Un peu comme le film d'ailleurs qui se plus populaire que véritablement objectif. N'est-ce pas dangereux ? Ou plutôt, ce côté populaire peut-il susciter un émoi public ?

 

Cela n'est pas impossible malgré les différentes requêtes rejetées jusqu'ici. Donc que le film puisse avoir une influence sur l'opinion oui, surtout s'il est relativement honnête. En revanche que la justice puisse s'émouvoir du film et du fait qu'il interpelle, cela ne changera assurément rien. Quant aux politiques, ils interviennent peu, même si Indigènes a eu un impact. Marylise Lebranchu qui fut ministre de la Justice (ndlr : de 2000 à 2002) avait porté le dossier en révision de Guillaume Seznec, mais aufinal ce fut un échec.

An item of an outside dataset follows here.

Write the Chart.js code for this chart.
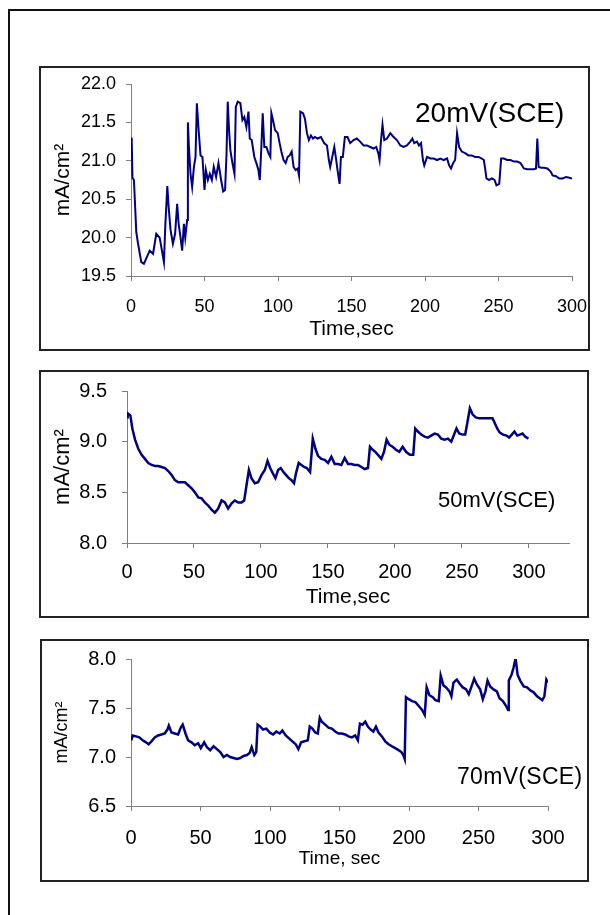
<!DOCTYPE html>
<html>
<head>
<meta charset="utf-8">
<script src="https://cdn.jsdelivr.net/npm/chart.js@4.4.0/dist/chart.umd.min.js"></script>
<style>
  html, body { margin:0; padding:0; background:#fff; }
  body { width:610px; height:915px; position:relative; overflow:hidden; font-family:"Liberation Sans", Arial, sans-serif; }
  .frame { position:absolute; left:8px; top:9px; width:700px; height:1000px; border:2px solid #111; }
  .panel { position:absolute; border:2px solid #222; background:#fff; }
  .panel canvas { position:absolute; left:0; top:0; }
  .tag { position:absolute; color:#000; white-space:nowrap; line-height:1; }
</style>
</head>
<body>
<div class="frame"></div>

<div class="panel" style="left:39px;top:66px;width:547px;height:281px;"><canvas id="c20" width="547" height="281"></canvas></div>
<div class="panel" style="left:39px;top:370px;width:546px;height:244px;"><canvas id="c50" width="546" height="244"></canvas></div>
<div class="panel" style="left:40px;top:639px;width:545px;height:239px;"><canvas id="c70" width="545" height="239"></canvas></div>

<div class="tag" style="left:415px;top:99px;font-size:28px;">20mV(SCE)</div>
<div class="tag" style="left:438px;top:489px;font-size:22px;">50mV(SCE)</div>
<div class="tag" style="left:457px;top:765px;font-size:23px;letter-spacing:0.3px;">70mV(SCE)</div>

<script>
const FONT = '"Liberation Sans", Arial, sans-serif';
const LINE = '#000080';
const AXIS = '#808080';

// 20mV(SCE) — time (s) / current density (mA/cm2)
const time20 = [
  0, 0.5, 1, 2, 3.6, 4.8, 7, 8.8, 10.4, 12.7,
  15, 17.2, 19.5, 20.6, 22.4, 23.3, 24.7, 25.6, 26.9, 28.5,
  30, 31.4, 32.4, 33.7, 34.8, 36, 36.9, 38.2, 38.7, 39.4,
  40.5, 41.6, 42.8, 43.9, 44.8, 46, 47.3, 48.6, 50, 50.9,
  52.3, 53.6, 55, 56.3, 57.9, 59.5, 61.3, 62.7, 64, 65,
  65.8, 66.7, 67.6, 69, 70.4, 71.3, 72.6, 74.4, 75.8, 77.1,
  78.5, 79.9, 80.8, 82.1, 83.9, 85.3, 86.7, 87.6, 88.5, 89.6,
  90.7, 92.1, 93.5, 94.8, 95.5, 96.6, 98, 99.8, 101.1, 102.5,
  103.8, 105.2, 106.6, 107.9, 109.3, 110.6, 112, 113.4, 114.3, 115.2,
  117, 118.3, 119.7, 121, 122.4, 123.8, 125.1, 126.9, 129.2, 131.4,
  133.3, 134.6, 135.5, 136.9, 138.3, 139.6, 140.5, 141.9, 142.8, 144.1,
  145.5, 147.3, 149.1, 151.4, 153.6, 155.9, 158.2, 160.5, 162.7, 165,
  166.8, 168.2, 169.1, 170, 171.1, 172.3, 174.1, 176.4, 178.6, 180.9,
  183.2, 185.5, 187.7, 190, 191.4, 192.7, 194.5, 195.9, 197.3, 198.6,
  199.5, 201.4, 203.6, 205.9, 208.2, 210.5, 212.7, 215, 216.4, 217.7,
  219.1, 220.5, 221.8, 223.2, 225, 227.3, 229.5, 231.8, 234.1, 236.4,
  238.6, 240, 240.9, 241.8, 243.6, 245.5, 247.3, 248.6, 250.5, 251.8,
  253.6, 255.9, 258.2, 260.5, 262.7, 265, 267.3, 269.5, 271.8, 274.1,
  275.5, 276.4, 277.3, 279.1, 280.9, 283.2, 285.5, 286.8, 289.1, 291.4,
  293.6, 295.9, 298.2, 300
];
const cur20 = [
  21.3, 21.25, 20.78, 20.75, 20.07, 19.92, 19.68, 19.66, 19.73, 19.83,
  19.79, 20.05, 20.0, 19.88, 19.68, 20.14, 20.67, 20.4, 20.1, 19.92,
  20.05, 20.44, 20.18, 20.0, 19.83, 20.18, 20.0, 20.23, 21.5, 21.18,
  20.83, 20.66, 20.92, 21.05, 21.75, 21.4, 21.07, 21.05, 20.62, 20.88,
  20.75, 20.83, 20.75, 20.92, 20.79, 20.97, 20.75, 20.6, 20.62, 21.1,
  21.77, 21.4, 21.14, 20.97, 20.83, 21.7, 21.77, 21.75, 21.53, 21.57,
  21.44, 21.64, 21.29, 21.27, 21.05, 20.97, 20.88, 20.75, 21.1, 21.62,
  21.18, 21.18, 21.1, 21.05, 21.62, 21.53, 21.4, 21.36, 21.23, 21.1,
  21.01, 20.97, 21.05, 21.07, 21.12, 20.92, 20.88, 20.9, 20.81, 21.64,
  21.62, 21.55, 21.36, 21.27, 21.33, 21.29, 21.31, 21.29, 21.31, 21.23,
  21.2, 21.01, 20.92, 21.05, 21.18, 21.01, 20.88, 20.7, 21.05, 21.05,
  21.31, 21.31, 21.23, 21.27, 21.29, 21.25, 21.2, 21.2, 21.18, 21.16,
  21.18, 21.1, 21.01, 21.25, 21.47, 21.27, 21.29, 21.36, 21.31, 21.27,
  21.2, 21.18, 21.2, 21.25, 21.29, 21.23, 21.25, 21.2, 21.23, 21.01,
  20.94, 21.05, 21.03, 21.03, 21.01, 21.03, 21.01, 21.03, 20.94, 20.9,
  20.97, 21.01, 21.36, 21.18, 21.12, 21.1, 21.07, 21.07, 21.05, 21.05,
  21.03, 21.01, 20.9, 20.77, 20.75, 20.77, 20.75, 20.68, 20.7, 21.03,
  21.03, 21.01, 21.01, 20.99, 20.99, 20.97, 20.9, 20.89, 20.89, 20.89,
  20.9, 21.29, 20.92, 20.91, 20.91, 20.9, 20.86, 20.81, 20.8, 20.77,
  20.77, 20.79, 20.78, 20.77
];

// 50mV(SCE)
const time50 = [
  0, 0.5, 2.5, 4, 6, 8.4, 10.9, 13.4, 15.9, 18.4, 20.9,
  23.4, 25.8, 28.3, 30.8, 33.3, 35.8, 38.3, 40.7, 43.2, 45.7,
  48.2, 50.7, 53.2, 55.7, 58.1, 60.6, 63.1, 65.6, 68.1, 70.6,
  73.1, 75.5, 78, 80.5, 83, 85.5, 87.5, 89, 91, 92.9,
  95.4, 97.9, 100.4, 102.9, 104.9, 106.9, 108.8, 110.8, 112.8, 114.8,
  116.8, 118.8, 120.8, 122.8, 124.7, 126.2, 128.2, 130.2, 132.2, 134.2,
  136.7, 138.7, 140.7, 142.6, 145.1, 147.6, 150.1, 152.6, 155.1, 157.6,
  160, 162.5, 165, 167.5, 170, 172.5, 175, 177.4, 179.9, 181.4,
  183.4, 185.4, 187.4, 189.9, 191.9, 193.8, 195.8, 198.3, 200.8, 203.3,
  205.8, 208.3, 211.2, 213.7, 215.2, 217.2, 219.7, 222.2, 224.7, 227.1,
  229.6, 232.1, 234.6, 237.1, 239.6, 242.1, 244.5, 246, 248, 250.5,
  252.5, 254, 256, 258, 260.4, 262.9, 265.4, 267.9, 270.4, 272.9,
  274.4, 276.4, 278.3, 280.8, 283.3, 285.3, 287.3, 289.3, 291.3, 293.3,
  295.3, 297.2, 299.7
];
const cur50 = [
  9.24, 9.28, 9.26, 9.13, 9.02, 8.93, 8.87, 8.83, 8.79, 8.77, 8.76,
  8.76, 8.75, 8.74, 8.71, 8.67, 8.62, 8.6, 8.6, 8.6, 8.57,
  8.54, 8.5, 8.45, 8.44, 8.4, 8.37, 8.33, 8.3, 8.34, 8.42,
  8.4, 8.34, 8.39, 8.42, 8.4, 8.4, 8.42, 8.55, 8.72, 8.64,
  8.59, 8.6, 8.67, 8.72, 8.81, 8.74, 8.69, 8.64, 8.72, 8.74,
  8.7, 8.67, 8.64, 8.62, 8.59, 8.69, 8.79, 8.77, 8.75, 8.74,
  8.7, 9.03, 8.93, 8.86, 8.83, 8.82, 8.79, 8.85, 8.78, 8.78,
  8.77, 8.84, 8.78, 8.78, 8.77, 8.77, 8.75, 8.73, 8.74, 8.95,
  8.92, 8.9, 8.87, 8.83, 8.9, 9.02, 8.97, 8.95, 8.92, 8.9,
  8.95, 8.9, 8.87, 8.87, 9.13, 9.1, 9.07, 9.05, 9.04, 9.06,
  9.08, 9.07, 9.03, 9.02, 9.03, 9.0, 9.08, 9.13, 9.08, 9.07,
  9.07, 9.18, 9.33, 9.27, 9.24, 9.23, 9.23, 9.23, 9.23, 9.23,
  9.19, 9.13, 9.09, 9.07, 9.06, 9.04, 9.07, 9.1, 9.06, 9.07,
  9.08, 9.05, 9.03
];

// 70mV(SCE)
const time70 = [
  0.2, 1.2, 3.6, 6, 8.4, 10.8, 12.7, 14.7, 17.1, 19.5,
  21.9, 24.3, 26.2, 27.2, 29.1, 31.5, 33.9, 35.8, 37.2, 39.2,
  41.1, 43.5, 45.9, 48.3, 50.2, 52.6, 54.6, 57, 59.4, 61.8,
  64.2, 66.6, 69, 71.4, 73.8, 76.2, 78.6, 81, 83.4, 85.3,
  86.8, 88.7, 90.1, 91.1, 93, 95, 97.4, 99.8, 102.2, 104.6,
  107, 108.9, 111.3, 113.7, 116.1, 118.5, 120.4, 122.4, 124.8, 127.2,
  128.6, 130.5, 132.5, 134.4, 135.8, 137.3, 139.7, 142.1, 144.5, 146.9,
  149.3, 151.7, 154.1, 156.5, 158.9, 161.3, 163.2, 164.7, 166.6, 168.5,
  170.4, 172.4, 174.3, 176.2, 178.1, 180.5, 182.9, 185.3, 187.7, 190.1,
  192.5, 194.5, 195.9, 196.9, 197.8, 199.8, 202.2, 204.6, 207, 209.4,
  211.3, 212.7, 214.7, 217.1, 219, 221.4, 222.8, 224.8, 226.7, 229.1,
  230.5, 232, 234.4, 236.3, 238.7, 241.1, 243, 245, 246.9, 248.8,
  251.2, 253.1, 255, 256.5, 258.4, 260.8, 263.2, 265.1, 267.5, 269.9,
  271.3, 271.8, 273.8, 275.2, 276.7, 278.1, 280, 282.5, 284.9, 287.3,
  289.7, 292.1, 294, 295.9, 297.4, 298.8, 300
];
const cur70 = [
  7.17, 7.22, 7.21, 7.2, 7.17, 7.15, 7.13, 7.16, 7.2, 7.22,
  7.23, 7.24, 7.28, 7.32, 7.25, 7.24, 7.23, 7.3, 7.33, 7.24,
  7.17, 7.15, 7.12, 7.14, 7.09, 7.15, 7.1, 7.07, 7.11, 7.08,
  7.05, 7.0, 7.02, 7.0, 6.99, 6.98, 6.99, 7.01, 7.02, 7.04,
  7.1, 7.02, 7.05, 7.33, 7.31, 7.28, 7.29, 7.25, 7.23, 7.26,
  7.24, 7.27, 7.22, 7.19, 7.16, 7.13, 7.08, 7.15, 7.16, 7.17,
  7.31, 7.29, 7.25, 7.24, 7.4, 7.36, 7.33, 7.3, 7.29, 7.26,
  7.24, 7.24, 7.23, 7.21, 7.2, 7.22, 7.17, 7.34, 7.33, 7.36,
  7.31, 7.28, 7.26, 7.31, 7.25, 7.21, 7.16, 7.13, 7.11, 7.09,
  7.07, 7.05, 7.02, 6.98, 7.61, 7.59, 7.57, 7.56, 7.52, 7.48,
  7.43, 7.71, 7.63, 7.61, 7.58, 7.57, 7.83, 7.73, 7.71, 7.67,
  7.62, 7.76, 7.79, 7.75, 7.71, 7.69, 7.64, 7.72, 7.8, 7.74,
  7.69, 7.59, 7.67, 7.78, 7.72, 7.69, 7.67, 7.6, 7.57, 7.52,
  7.48, 7.78, 7.84, 7.91, 8.01, 7.84, 7.78, 7.72, 7.71, 7.68,
  7.66, 7.62, 7.6, 7.58, 7.62, 7.79, 7.76
];

// 스케일이 라벨 여백으로 플롯 영역을 줄이지 않도록
const noPad = s => { s.paddingTop = 0; s.paddingBottom = 0; s.paddingLeft = 0; s.paddingRight = 0; };

// 한 패널 그리기
function makeChart(id, xs, ys, o){
  const pts = xs.map((x, i) => ({ x: x, y: ys[i] }));
  return new Chart(document.getElementById(id), {
    type: 'scatter',
    data: { datasets: [{ data: pts, showLine: true, borderColor: LINE, backgroundColor: LINE,
                         borderWidth: o.lw, pointRadius: 0, tension: 0 }] },
    options: {
      responsive: false, animation: false, events: [],
      layout: { padding: { top: o.padTop, right: o.padRight, bottom: 0, left: 0 } },
      plugins: { legend: { display: false }, tooltip: { enabled: false } },
      scales: {
        x: {
          type: 'linear', min: 0, max: o.xMax,
          afterFit: s => { s.height = o.xH; noPad(s); },
          border: { color: AXIS, width: 1 },
          grid: { drawOnChartArea: false, drawTicks: true, tickLength: 5, color: AXIS },
          ticks: { stepSize: 50, includeBounds: false, autoSkip: false, maxRotation: 0,
                   padding: o.xTickPad, color: '#000', font: { family: FONT, size: o.tickSize } },
          title: { display: true, text: o.xTitle, color: '#000',
                   font: { family: FONT, size: o.xTitleSize }, padding: { top: 0, bottom: o.xTitlePad } }
        },
        y: {
          type: 'linear', min: o.yMin, max: o.yMax,
          afterFit: s => { s.width = o.yW; noPad(s); },
          border: { color: AXIS, width: 1 },
          grid: { drawOnChartArea: false, drawTicks: true, tickLength: 5, color: AXIS },
          ticks: { stepSize: 0.5, callback: v => v.toFixed(1), padding: o.yTickPad,
                   color: '#000', font: { family: FONT, size: o.tickSize } },
          title: { display: true, text: 'mA/cm²', color: '#000',
                   font: { family: FONT, size: o.yTitleSize }, padding: { top: o.yTitlePad, bottom: 0 } }
        }
      }
    }
  });
}

makeChart('c20', time20, cur20, {
  padTop: 16, padRight: 16, xH: 73, yW: 90, xMax: 300, yMin: 19.5, yMax: 22.0, lw: 2,
  tickSize: 18, xTickPad: 15, yTickPad: 10, xTitle: 'Time,sec', xTitleSize: 21, xTitlePad: 7,
  yTitleSize: 21, yTitlePad: 10
});
makeChart('c50', time50, cur50, {
  padTop: 19, padRight: 18, xH: 73, yW: 86, xMax: 330, yMin: 8.0, yMax: 9.5, lw: 2.5,
  tickSize: 20, xTickPad: 12, yTickPad: 15, xTitle: 'Time,sec', xTitleSize: 21, xTitlePad: 6,
  yTitleSize: 22, yTitlePad: 9
});
makeChart('c70', time70, cur70, {
  padTop: 18, padRight: 39, xH: 74, yW: 89, xMax: 300, yMin: 6.5, yMax: 8.0, lw: 2.5,
  tickSize: 20, xTickPad: 15, yTickPad: 10, xTitle: 'Time, sec', xTitleSize: 19, xTitlePad: 10,
  yTitleSize: 18, yTitlePad: 9
});
</script>
</body>
</html>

Ce qui nous amènerait à dire que la justice ne changera pas d'opinion, expliquant ainsi le fait qu'elle campe sur ses positions.

 

La justice française a une certaine répugnance à réviser, donc je ne vois pas notre justice réviser le procès d'Omar Raddad pour prouver son innocence. D'autant plus qu'il y a trop de faits troublants. Rien que les pièces manquantes au dossier auraient dû provoquer l'acquittement. Mais aujourd'hui, des questions restent sans réponses : Raddad et la question de ses vêtements, sans traces de sang ; l'écriture de cette femme qui s'annonce morte alors qu'elle ne l'était pas… La justice est très bien encadrée, par conséquent, elle déteste la voie de la révision et n'aime pas se remettre en cause.